DATA LINES -
______
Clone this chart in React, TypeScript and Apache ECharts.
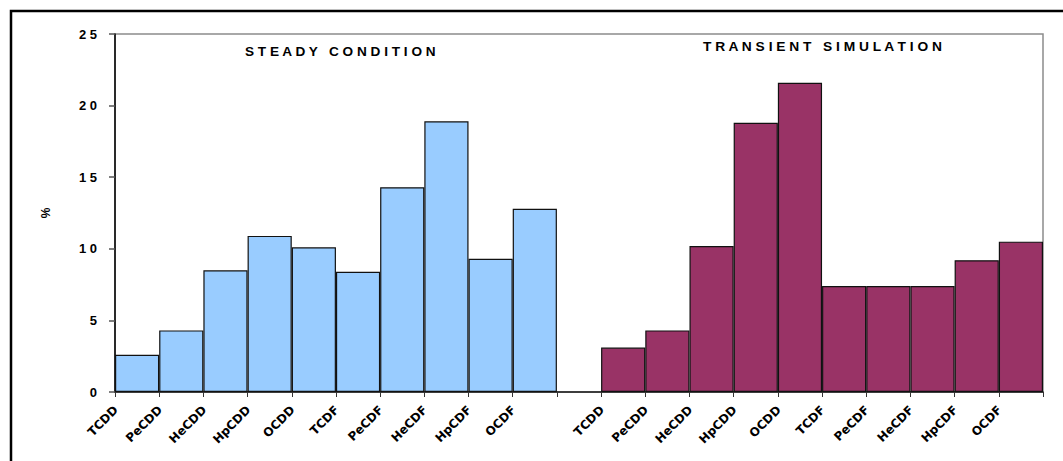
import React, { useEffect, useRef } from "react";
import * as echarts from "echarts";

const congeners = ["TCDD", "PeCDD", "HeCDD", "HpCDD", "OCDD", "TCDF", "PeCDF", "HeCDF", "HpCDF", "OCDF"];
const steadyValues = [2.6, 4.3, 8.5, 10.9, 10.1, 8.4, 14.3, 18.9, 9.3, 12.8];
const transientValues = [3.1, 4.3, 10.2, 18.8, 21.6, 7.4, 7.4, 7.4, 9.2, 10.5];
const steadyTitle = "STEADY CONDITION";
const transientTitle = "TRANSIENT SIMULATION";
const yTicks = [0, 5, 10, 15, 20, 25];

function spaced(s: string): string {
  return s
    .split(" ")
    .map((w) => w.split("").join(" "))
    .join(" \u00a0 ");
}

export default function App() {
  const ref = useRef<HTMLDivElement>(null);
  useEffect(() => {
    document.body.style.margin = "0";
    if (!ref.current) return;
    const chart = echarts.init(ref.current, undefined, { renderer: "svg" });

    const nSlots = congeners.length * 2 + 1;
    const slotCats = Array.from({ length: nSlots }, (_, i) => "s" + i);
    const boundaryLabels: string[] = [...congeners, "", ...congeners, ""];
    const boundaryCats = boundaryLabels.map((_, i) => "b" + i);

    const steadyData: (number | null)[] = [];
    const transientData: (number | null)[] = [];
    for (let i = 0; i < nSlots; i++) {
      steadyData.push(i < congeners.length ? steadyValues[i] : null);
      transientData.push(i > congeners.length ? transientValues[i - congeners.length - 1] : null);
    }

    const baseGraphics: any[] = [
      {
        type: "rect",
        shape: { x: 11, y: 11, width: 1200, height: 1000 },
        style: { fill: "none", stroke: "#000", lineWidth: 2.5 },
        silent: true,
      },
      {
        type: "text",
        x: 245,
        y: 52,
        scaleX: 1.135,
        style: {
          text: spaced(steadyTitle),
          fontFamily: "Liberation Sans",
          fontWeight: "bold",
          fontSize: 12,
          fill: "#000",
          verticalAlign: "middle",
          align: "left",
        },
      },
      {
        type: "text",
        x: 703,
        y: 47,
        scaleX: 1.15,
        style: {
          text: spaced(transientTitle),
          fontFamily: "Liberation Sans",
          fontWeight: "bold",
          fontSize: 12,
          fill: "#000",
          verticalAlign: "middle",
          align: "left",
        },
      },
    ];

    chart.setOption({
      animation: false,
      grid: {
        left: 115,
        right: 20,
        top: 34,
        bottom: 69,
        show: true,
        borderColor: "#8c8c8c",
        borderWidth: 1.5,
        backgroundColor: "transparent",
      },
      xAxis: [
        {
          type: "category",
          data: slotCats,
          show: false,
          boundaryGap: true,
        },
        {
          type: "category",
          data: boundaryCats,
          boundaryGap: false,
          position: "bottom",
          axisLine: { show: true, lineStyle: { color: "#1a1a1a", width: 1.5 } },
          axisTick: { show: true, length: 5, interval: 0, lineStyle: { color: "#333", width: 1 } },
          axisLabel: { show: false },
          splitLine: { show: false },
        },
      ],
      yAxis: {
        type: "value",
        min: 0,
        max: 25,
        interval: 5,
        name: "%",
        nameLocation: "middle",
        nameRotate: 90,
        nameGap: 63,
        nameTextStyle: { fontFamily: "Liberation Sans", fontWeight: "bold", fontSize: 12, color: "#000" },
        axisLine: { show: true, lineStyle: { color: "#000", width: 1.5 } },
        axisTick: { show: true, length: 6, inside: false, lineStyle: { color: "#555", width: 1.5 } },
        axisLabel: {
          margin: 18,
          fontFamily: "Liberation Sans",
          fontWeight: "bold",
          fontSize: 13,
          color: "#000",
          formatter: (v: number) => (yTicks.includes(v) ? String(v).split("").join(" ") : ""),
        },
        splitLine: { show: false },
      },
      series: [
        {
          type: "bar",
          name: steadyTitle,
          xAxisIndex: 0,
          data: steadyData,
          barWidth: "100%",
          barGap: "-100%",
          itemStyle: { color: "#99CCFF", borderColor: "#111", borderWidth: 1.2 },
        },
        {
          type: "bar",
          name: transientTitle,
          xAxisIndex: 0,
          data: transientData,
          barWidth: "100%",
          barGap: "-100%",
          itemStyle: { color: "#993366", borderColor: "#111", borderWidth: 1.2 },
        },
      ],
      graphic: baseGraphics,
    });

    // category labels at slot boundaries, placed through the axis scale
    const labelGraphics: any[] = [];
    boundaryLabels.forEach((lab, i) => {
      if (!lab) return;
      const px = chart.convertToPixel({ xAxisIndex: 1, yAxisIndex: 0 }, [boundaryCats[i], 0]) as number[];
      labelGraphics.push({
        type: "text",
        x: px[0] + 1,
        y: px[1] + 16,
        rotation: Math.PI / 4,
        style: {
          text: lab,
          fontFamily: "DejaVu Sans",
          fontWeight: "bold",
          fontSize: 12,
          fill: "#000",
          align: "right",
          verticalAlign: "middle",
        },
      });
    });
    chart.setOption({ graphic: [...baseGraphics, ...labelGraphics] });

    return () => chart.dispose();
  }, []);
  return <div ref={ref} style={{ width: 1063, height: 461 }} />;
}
______
INSTRUCTIONS FOR THE TASK - The material above holds pictures; copy everything else in it exactly.

TASK RESULT -
Clone this chart in React, TypeScript and Apache ECharts.
import React, { useEffect, useRef } from "react";
import * as echarts from "echarts";

const congeners = ["TCDD", "PeCDD", "HeCDD", "HpCDD", "OCDD", "TCDF", "PeCDF", "HeCDF", "HpCDF", "OCDF"];
const steadyValues = [2.6, 4.3, 8.5, 10.9, 10.1, 8.4, 14.3, 18.9, 9.3, 12.8];
const transientValues = [3.1, 4.3, 10.2, 18.8, 21.6, 7.4, 7.4, 7.4, 9.2, 10.5];
const steadyTitle = "STEADY CONDITION";
const transientTitle = "TRANSIENT SIMULATION";
const yTicks = [0, 5, 10, 15, 20, 25];

function spaced(s: string): string {
  return s
    .split(" ")
    .map((w) => w.split("").join(" "))
    .join(" \u00a0 ");
}

export default function App() {
  const ref = useRef<HTMLDivElement>(null);
  useEffect(() => {
    document.body.style.margin = "0";
    if (!ref.current) return;
    const chart = echarts.init(ref.current, undefined, { renderer: "svg" });

    const nSlots = congeners.length * 2 + 1;
    const slotCats = Array.from({ length: nSlots }, (_, i) => "s" + i);
    const boundaryLabels: string[] = [...congeners, "", ...congeners, ""];
    const boundaryCats = boundaryLabels.map((_, i) => "b" + i);

    const steadyData: (number | null)[] = [];
    const transientData: (number | null)[] = [];
    for (let i = 0; i < nSlots; i++) {
      steadyData.push(i < congeners.length ? steadyValues[i] : null);
      transientData.push(i > congeners.length ? transientValues[i - congeners.length - 1] : null);
    }

    const baseGraphics: any[] = [
      {
        type: "rect",
        shape: { x: 11, y: 11, width: 1200, height: 1000 },
        style: { fill: "none", stroke: "#000", lineWidth: 2.5 },
        silent: true,
      },
      {
        type: "text",
        x: 245,
        y: 52,
        scaleX: 1.135,
        style: {
          text: spaced(steadyTitle),
          fontFamily: "Liberation Sans",
          fontWeight: "bold",
          fontSize: 12,
          fill: "#000",
          verticalAlign: "middle",
          align: "left",
        },
      },
      {
        type: "text",
        x: 703,
        y: 47,
        scaleX: 1.15,
        style: {
          text: spaced(transientTitle),
          fontFamily: "Liberation Sans",
          fontWeight: "bold",
          fontSize: 12,
          fill: "#000",
          verticalAlign: "middle",
          align: "left",
        },
      },
    ];

    chart.setOption({
      animation: false,
      grid: {
        left: 115,
        right: 20,
        top: 34,
        bottom: 69,
        show: true,
        borderColor: "#8c8c8c",
        borderWidth: 1.5,
        backgroundColor: "transparent",
      },
      xAxis: [
        {
          type: "category",
          data: slotCats,
          show: false,
          boundaryGap: true,
        },
        {
          type: "category",
          data: boundaryCats,
          boundaryGap: false,
          position: "bottom",
          axisLine: { show: true, lineStyle: { color: "#1a1a1a", width: 1.5 } },
          axisTick: { show: true, length: 5, interval: 0, lineStyle: { color: "#333", width: 1 } },
          axisLabel: { show: false },
          splitLine: { show: false },
        },
      ],
      yAxis: {
        type: "value",
        min: 0,
        max: 25,
        interval: 5,
        name: "%",
        nameLocation: "middle",
        nameRotate: 90,
        nameGap: 63,
        nameTextStyle: { fontFamily: "Liberation Sans", fontWeight: "bold", fontSize: 12, color: "#000" },
        axisLine: { show: true, lineStyle: { color: "#000", width: 1.5 } },
        axisTick: { show: true, length: 6, inside: false, lineStyle: { color: "#555", width: 1.5 } },
        axisLabel: {
          margin: 18,
          fontFamily: "Liberation Sans",
          fontWeight: "bold",
          fontSize: 13,
          color: "#000",
          formatter: (v: number) => (yTicks.includes(v) ? String(v).split("").join(" ") : ""),
        },
        splitLine: { show: false },
      },
      series: [
        {
          type: "bar",
          name: steadyTitle,
          xAxisIndex: 0,
          data: steadyData,
          barWidth: "100%",
          barGap: "-100%",
          itemStyle: { color: "#99CCFF", borderColor: "#111", borderWidth: 1.2 },
        },
        {
          type: "bar",
          name: transientTitle,
          xAxisIndex: 0,
          data: transientData,
          barWidth: "100%",
          barGap: "-100%",
          itemStyle: { color: "#993366", borderColor: "#111", borderWidth: 1.2 },
        },
      ],
      graphic: baseGraphics,
    });

    // category labels at slot boundaries, placed through the axis scale
    const labelGraphics: any[] = [];
    boundaryLabels.forEach((lab, i) => {
      if (!lab) return;
      const px = chart.convertToPixel({ xAxisIndex: 1, yAxisIndex: 0 }, [boundaryCats[i], 0]) as number[];
      labelGraphics.push({
        type: "text",
        x: px[0] + 1,
        y: px[1] + 16,
        rotation: Math.PI / 4,
        style: {
          text: lab,
          fontFamily: "DejaVu Sans",
          fontWeight: "bold",
          fontSize: 12,
          fill: "#000",
          align: "right",
          verticalAlign: "middle",
        },
      });
    });
    chart.setOption({ graphic: [...baseGraphics, ...labelGraphics] });

    return () => chart.dispose();
  }, []);
  return <div ref={ref} style={{ width: 1063, height: 461 }} />;
}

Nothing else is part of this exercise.